◆ WHAT IS REQUIRED ◆
Make an exact transcription of the material, leaving out all images.

──────

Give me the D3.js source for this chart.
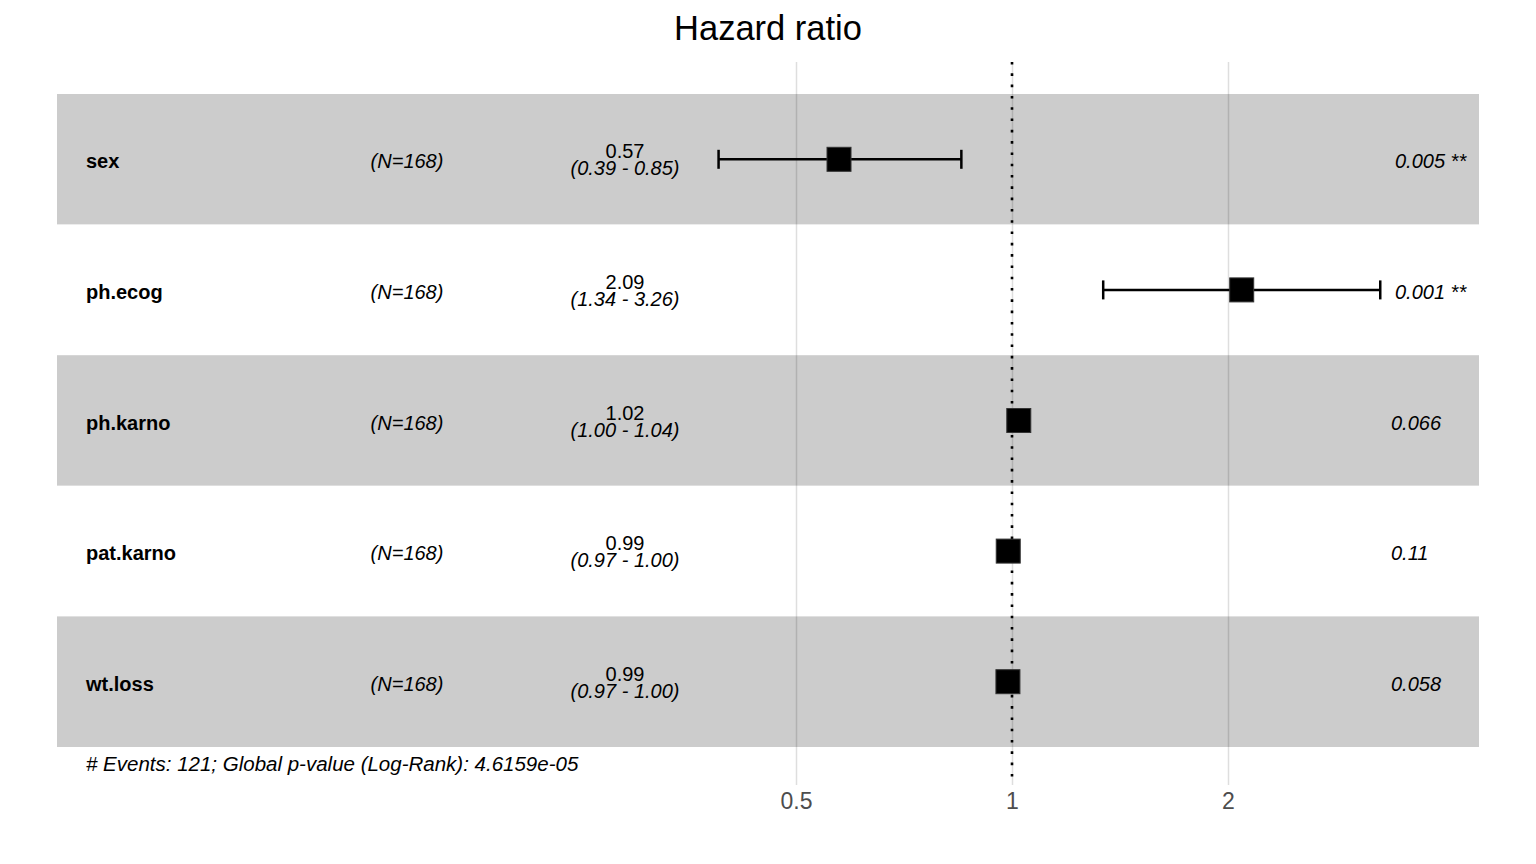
<!DOCTYPE html>
<html lang="en">
<head>
  <meta charset="UTF-8">
  <title>Hazard ratio</title>
  <style>
    body { margin: 0; background: #fff; }
    text { font-family: 'Liberation Sans', Arial, Helvetica, sans-serif; fill: #000; }
    .title { font-size: 34.5px; }
    .varName { font-size: 20px; font-weight: 700; }
    .nText, .ciText, .pText { font-size: 20px; font-style: italic; }
    .footer { font-size: 20.5px; font-style: italic; }
    .hrText { font-size: 20px; }
    .axis path { display: none; }
    .axis line { stroke: rgba(0,0,0,0.13); stroke-width: 1.5px; }
    .axis text { font-size: 23px; fill: #4d4d4d; font-family: 'Liberation Sans', Arial, sans-serif; }
  </style>
  <script src="https://cdn.jsdelivr.net/npm/d3@7/dist/d3.min.js"></script>
</head>
<body>
  <div class="container"></div>
<script>
  // data
  var variables = ['sex', 'ph.ecog', 'ph.karno', 'pat.karno', 'wt.loss'];
  var nLabels = ['(N=168)', '(N=168)', '(N=168)', '(N=168)', '(N=168)'];
  var hr = [0.574, 2.09, 1.022, 0.988, 0.987];
  var ciLow = [0.39, 1.34, 1.00, 0.973, 0.974];
  var ciHigh = [0.85, 3.26, 1.04, 1.002, 1.001];
  var pLabels = ['0.005 **', '0.001 **', '0.066', '0.11', '0.058'];
  var xTicks = [0.5, 1, 2];
  var footerText = '# Events: 121; Global p-value (Log-Rank): 4.6159e-05';

  var svgWidth = 1536, svgHeight = 864;
  var svg = d3.select('.container')
              .append('svg')
              .attr('width', svgWidth)
              .attr('height', svgHeight);

  // scales
  var x = d3.scaleLog()
            .base(2)
            .domain([0.5, 2])
            .range([796, 1228]);
  var y = d3.scaleBand()
            .domain(variables)
            .range([94, 747])
            .padding(0);

  var rows = variables.map(function(v, i) {
    return {name: v, n: nLabels[i], hr: hr[i], lo: ciLow[i], hi: ciHigh[i], p: pLabels[i], i: i};
  });

  // background bands
  svg.append('g')
     .selectAll('rect')
     .data(rows)
     .enter().append('rect')
     .attr('x', 57)
     .attr('width', 1479 - 57)
     .attr('y', d => y(d.name))
     .attr('height', y.bandwidth())
     .style('fill', d => d.i % 2 === 0 ? '#cccccc' : '#ffffff');

  // grid + axis
  var xAxis = d3.axisBottom(x)
                .tickValues(xTicks)
                .tickSize(-(785 - 62))
                .tickPadding(8)
                .tickFormat(d3.format('~g'));
  svg.append('g')
     .attr('class', 'axis')
     .attr('transform', 'translate(0,785)')
     .call(xAxis);

  // reference line at 1
  svg.append('line')
     .attr('x1', x(1)).attr('x2', x(1))
     .attr('y1', 62).attr('y2', 785)
     .style('stroke', '#000')
     .style('stroke-width', 2.6)
     .style('stroke-dasharray', '2.6,8.7');

  // error bars
  var bars = svg.append('g').selectAll('g')
     .data(rows)
     .enter().append('g')
     .attr('transform', d => 'translate(0,' + (y(d.name) + y.bandwidth() / 2) + ')');
  bars.append('line')
     .attr('x1', d => x(d.lo)).attr('x2', d => x(d.hi))
     .attr('y1', 0).attr('y2', 0)
     .style('stroke', '#000').style('stroke-width', 2.5);
  bars.append('line')
     .attr('x1', d => x(d.lo)).attr('x2', d => x(d.lo))
     .attr('y1', -9.5).attr('y2', 9.5)
     .style('stroke', '#000').style('stroke-width', 2.5);
  bars.append('line')
     .attr('x1', d => x(d.hi)).attr('x2', d => x(d.hi))
     .attr('y1', -9.5).attr('y2', 9.5)
     .style('stroke', '#000').style('stroke-width', 2.5);
  bars.append('rect')
     .attr('x', d => x(d.hr) - 12)
     .attr('y', -12)
     .attr('width', 24)
     .attr('height', 24)
     .style('fill', '#000')
     .style('stroke', '#333')
     .style('stroke-width', 1);

  // texts
  var labels = svg.append('g').selectAll('g')
     .data(rows)
     .enter().append('g')
     .attr('transform', d => 'translate(0,' + (y(d.name) + y.bandwidth() / 2) + ')');
  labels.append('text')
     .attr('class', 'varName')
     .attr('x', 86).attr('y', 9)
     .text(d => d.name);
  labels.append('text')
     .attr('class', 'nText')
     .attr('x', 407).attr('y', 9)
     .style('text-anchor', 'middle')
     .text(d => d.n);
  labels.append('text')
     .attr('class', 'hrText')
     .attr('x', 625).attr('y', -1)
     .style('text-anchor', 'middle')
     .text(d => d.hr.toFixed(2));
  labels.append('text')
     .attr('class', 'ciText')
     .attr('x', 625).attr('y', 16)
     .style('text-anchor', 'middle')
     .text(d => '(' + d.lo.toFixed(2) + ' - ' + d.hi.toFixed(2) + ')');
  labels.append('text')
     .attr('class', 'pText')
     .attr('x', d => d.p.indexOf('*') >= 0 ? 1395 : 1391)
     .attr('y', 9)
     .text(d => d.p);

  svg.append('text')
     .attr('class', 'footer')
     .attr('x', 86).attr('y', 771)
     .text(footerText);

  svg.append('text')
     .attr('class', 'title')
     .attr('x', 768).attr('y', 40)
     .style('text-anchor', 'middle')
     .text('Hazard ratio');
</script>
</body>
</html>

──────

◆ OUTPUT OF THE EXERCISE ◆
Give me the D3.js source for this chart.
<!DOCTYPE html>
<html lang="en">
<head>
  <meta charset="UTF-8">
  <title>Hazard ratio</title>
  <style>
    body { margin: 0; background: #fff; }
    text { font-family: 'Liberation Sans', Arial, Helvetica, sans-serif; fill: #000; }
    .title { font-size: 34.5px; }
    .varName { font-size: 20px; font-weight: 700; }
    .nText, .ciText, .pText { font-size: 20px; font-style: italic; }
    .footer { font-size: 20.5px; font-style: italic; }
    .hrText { font-size: 20px; }
    .axis path { display: none; }
    .axis line { stroke: rgba(0,0,0,0.13); stroke-width: 1.5px; }
    .axis text { font-size: 23px; fill: #4d4d4d; font-family: 'Liberation Sans', Arial, sans-serif; }
  </style>
  <script src="https://cdn.jsdelivr.net/npm/d3@7/dist/d3.min.js"></script>
</head>
<body>
  <div class="container"></div>
<script>
  // data
  var variables = ['sex', 'ph.ecog', 'ph.karno', 'pat.karno', 'wt.loss'];
  var nLabels = ['(N=168)', '(N=168)', '(N=168)', '(N=168)', '(N=168)'];
  var hr = [0.574, 2.09, 1.022, 0.988, 0.987];
  var ciLow = [0.39, 1.34, 1.00, 0.973, 0.974];
  var ciHigh = [0.85, 3.26, 1.04, 1.002, 1.001];
  var pLabels = ['0.005 **', '0.001 **', '0.066', '0.11', '0.058'];
  var xTicks = [0.5, 1, 2];
  var footerText = '# Events: 121; Global p-value (Log-Rank): 4.6159e-05';

  var svgWidth = 1536, svgHeight = 864;
  var svg = d3.select('.container')
              .append('svg')
              .attr('width', svgWidth)
              .attr('height', svgHeight);

  // scales
  var x = d3.scaleLog()
            .base(2)
            .domain([0.5, 2])
            .range([796, 1228]);
  var y = d3.scaleBand()
            .domain(variables)
            .range([94, 747])
            .padding(0);

  var rows = variables.map(function(v, i) {
    return {name: v, n: nLabels[i], hr: hr[i], lo: ciLow[i], hi: ciHigh[i], p: pLabels[i], i: i};
  });

  // background bands
  svg.append('g')
     .selectAll('rect')
     .data(rows)
     .enter().append('rect')
     .attr('x', 57)
     .attr('width', 1479 - 57)
     .attr('y', d => y(d.name))
     .attr('height', y.bandwidth())
     .style('fill', d => d.i % 2 === 0 ? '#cccccc' : '#ffffff');

  // grid + axis
  var xAxis = d3.axisBottom(x)
                .tickValues(xTicks)
                .tickSize(-(785 - 62))
                .tickPadding(8)
                .tickFormat(d3.format('~g'));
  svg.append('g')
     .attr('class', 'axis')
     .attr('transform', 'translate(0,785)')
     .call(xAxis);

  // reference line at 1
  svg.append('line')
     .attr('x1', x(1)).attr('x2', x(1))
     .attr('y1', 62).attr('y2', 785)
     .style('stroke', '#000')
     .style('stroke-width', 2.6)
     .style('stroke-dasharray', '2.6,8.7');

  // error bars
  var bars = svg.append('g').selectAll('g')
     .data(rows)
     .enter().append('g')
     .attr('transform', d => 'translate(0,' + (y(d.name) + y.bandwidth() / 2) + ')');
  bars.append('line')
     .attr('x1', d => x(d.lo)).attr('x2', d => x(d.hi))
     .attr('y1', 0).attr('y2', 0)
     .style('stroke', '#000').style('stroke-width', 2.5);
  bars.append('line')
     .attr('x1', d => x(d.lo)).attr('x2', d => x(d.lo))
     .attr('y1', -9.5).attr('y2', 9.5)
     .style('stroke', '#000').style('stroke-width', 2.5);
  bars.append('line')
     .attr('x1', d => x(d.hi)).attr('x2', d => x(d.hi))
     .attr('y1', -9.5).attr('y2', 9.5)
     .style('stroke', '#000').style('stroke-width', 2.5);
  bars.append('rect')
     .attr('x', d => x(d.hr) - 12)
     .attr('y', -12)
     .attr('width', 24)
     .attr('height', 24)
     .style('fill', '#000')
     .style('stroke', '#333')
     .style('stroke-width', 1);

  // texts
  var labels = svg.append('g').selectAll('g')
     .data(rows)
     .enter().append('g')
     .attr('transform', d => 'translate(0,' + (y(d.name) + y.bandwidth() / 2) + ')');
  labels.append('text')
     .attr('class', 'varName')
     .attr('x', 86).attr('y', 9)
     .text(d => d.name);
  labels.append('text')
     .attr('class', 'nText')
     .attr('x', 407).attr('y', 9)
     .style('text-anchor', 'middle')
     .text(d => d.n);
  labels.append('text')
     .attr('class', 'hrText')
     .attr('x', 625).attr('y', -1)
     .style('text-anchor', 'middle')
     .text(d => d.hr.toFixed(2));
  labels.append('text')
     .attr('class', 'ciText')
     .attr('x', 625).attr('y', 16)
     .style('text-anchor', 'middle')
     .text(d => '(' + d.lo.toFixed(2) + ' - ' + d.hi.toFixed(2) + ')');
  labels.append('text')
     .attr('class', 'pText')
     .attr('x', d => d.p.indexOf('*') >= 0 ? 1395 : 1391)
     .attr('y', 9)
     .text(d => d.p);

  svg.append('text')
     .attr('class', 'footer')
     .attr('x', 86).attr('y', 771)
     .text(footerText);

  svg.append('text')
     .attr('class', 'title')
     .attr('x', 768).attr('y', 40)
     .style('text-anchor', 'middle')
     .text('Hazard ratio');
</script>
</body>
</html>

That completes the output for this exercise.